Deliverance is basically freedom, physical and political freedom perhaps, but more importantly inner freedom from sin, and from sinfulness (that which makes us sin). It is freedom from that invisible spiritual burden that so many of us are carrying through life – our own character defects, negative attitudes and painful emotions such as anger and resentment, hock and shame, sadness and self-pity, guilt and fear. Those who believe in God and follow God’s ways are truly set free from this spiritual burden. They experience deliverance.
That promise of Isaiah is lived out in the Gospel by a most unlikely character – a woman and a non-Israelite. Jesus has deliberately crossed borders. He has gone into Gentile territory, the district of Tyre and Sidon. This is so typical of Jesus, who often reversed rigid conventional customs and social practices of his day. Just as whenever Jesus entered into a synagogue or the Temple on the Sabbath a miracle would happen (which was considered work and thus sinful), so too whenever Jesus ventured into Gentile territory, a miracle would happen.
Part of the inner freedom of Jesus was to make salvation available to all, especially to those caught in the humanly created, restrictive social norms and mores of a society that thought it had to earn God’s love by means of following religious and legal prescriptions.
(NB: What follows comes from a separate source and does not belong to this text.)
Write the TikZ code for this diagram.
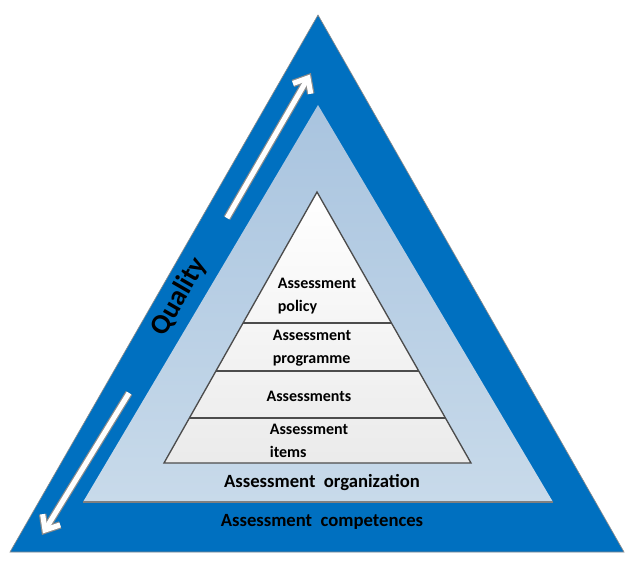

The Canaanite woman can be seen as a biblical figure who lived out the teachings of Isaiah. She was a foreigner who joined herself to the Lord, who loved the name of the Lord, who called him first Son of David, a title that properly belonged to the Jews. When that did not elicit the response she wanted, she called him Lord, a more universal title, and Jesus responded in a manner that tested her faith in him. She was not found wanting. To the contrary, her quick-witted response and profound trust in him led him to marvel at the depth of her faith, and her daughter was healed. Salvation and deliverance came to her and her family, because of her faith in Jesus.
It is not a question of who is a sinner or not, of who is an Israelite or not, of denomination or creed. It is all about faith in Jesus, and the awareness that we are all sinners in need of salvation and deliverance. St. Paul makes that clear in the second reading. Out of his own deep love for and belief in Jesus and the salvation and deliverance that Jesus brings to those who believe, St. Pauls writes how he wants to make his fellow Israelites even jealous so that the gentiles would believe and then perhaps his own people would follow suit. Paul is clear – all were disobedient to God, Jew and Gentile, but now all have received mercy through Jesus Christ.
Ron Rolheiser OMI, expounded on this teaching of St. Paul in a talk to the Los Angeles Religious Educators Conference in March 2011. He used the parable of the lost sheep to explain that God does not love one person more than another. The one sheep that strayed was lost, he stated, but the other ninety-nine were also in the wilderness. They were not in a good place either. Rolheiser concluded that there are no righteous people. There are only sinners who know they are sinners like the Canaanite woman, and self-righteous sinners who do not admit they are sinners. These last are in fact the worse off because their spiritual blindness and false-pride will keep them from reaching out for help like the Canaanite woman.
In the end, we are all in need of salvation and deliverance, but that will come only to those who humbly admit their need and turn to Jesus with the faith of the Canaanite woman.
The passage from Isaiah ends with the assurance that they who believe and who practice justice will enter into right worship. Their prayers and sacrifices will be acceptable and they will make up a house of prayer pleasing to the Lord,
The Eucharist that we celebrate is truly right worship. We humbly listen to the Word of God, the teachings of Jesus and the apostles and then we offer to God the sacrifice of his own Son, Jesus, who gave us the gift of his own Body and Blood.
May this celebration of right worship strengthen our faith in Jesus and help us experience that salvation and deliverance that Isaiah speaks about and that the Canaanite woman lived out.